In contrast to the past, Americans are not spending their way out of this recession. We are saving more. Since the 1980s, savings rates plummeted to just 1 percent, but now we are putting away 5 percent of our money. According to Martha Olney, a University of California economics professor who specializes in the Great Depression, consumerism, and indebtedness, this new behavior may signal a cultural shift, “It implies a re-emergence of thrift as a value.”

As my grandmother used to say, “We’ll see.” Cultural shifts occur only infrequently and take more than a few months to establish themselves.

If the Yankees can get their act together and play competitive baseball I’ll keep watching them. On TV. And I’ll be keeping an eye on those first five rows of seats.

But there is one other way Americans appear to be saving. And this method is not so easily reversible—according to another article in the same issue of the Times (linked below), the number of men having vasectomies is experiencing an uptick

Accurate statistics are hard to come by. No group or organization gathers vasectomy data. It’s hard to even imagine what such and organization might call itself—The UC, the Unkindest Cut?—but in 2006 a study published in the Journal of Urology estimated that each year about 527,000 are performed.
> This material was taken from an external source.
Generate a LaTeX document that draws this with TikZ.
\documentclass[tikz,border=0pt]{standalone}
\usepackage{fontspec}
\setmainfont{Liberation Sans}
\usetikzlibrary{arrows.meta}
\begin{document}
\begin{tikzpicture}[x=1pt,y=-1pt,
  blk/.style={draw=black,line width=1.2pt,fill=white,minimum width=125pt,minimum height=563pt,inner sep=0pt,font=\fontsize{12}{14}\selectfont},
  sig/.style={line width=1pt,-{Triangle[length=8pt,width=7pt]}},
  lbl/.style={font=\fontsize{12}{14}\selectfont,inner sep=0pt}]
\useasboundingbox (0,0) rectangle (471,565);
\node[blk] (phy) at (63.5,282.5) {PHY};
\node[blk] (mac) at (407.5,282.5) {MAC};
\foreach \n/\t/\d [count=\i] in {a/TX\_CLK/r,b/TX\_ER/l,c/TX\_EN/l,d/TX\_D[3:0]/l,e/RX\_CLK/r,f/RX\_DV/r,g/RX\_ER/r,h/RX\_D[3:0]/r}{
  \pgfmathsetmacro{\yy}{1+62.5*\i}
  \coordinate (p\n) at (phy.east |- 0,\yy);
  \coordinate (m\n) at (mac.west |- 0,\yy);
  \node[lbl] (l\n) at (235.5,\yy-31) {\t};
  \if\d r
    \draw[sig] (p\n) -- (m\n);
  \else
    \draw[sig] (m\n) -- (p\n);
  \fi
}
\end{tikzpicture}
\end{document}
More anecdotally, Planned Parenthood in Southern California, where the Great Recession has hit very hard, reports that requests for vasectomies have risen by more than 30 percent during the first three months of this year.

So we may be seeing the beginning of an important new trend. After learning she was pregnant, one woman quoted in the Times piece, said, “Another baby—how wonderful!” After a moment’s thought she added, “Another child—how EXPENSIVE!”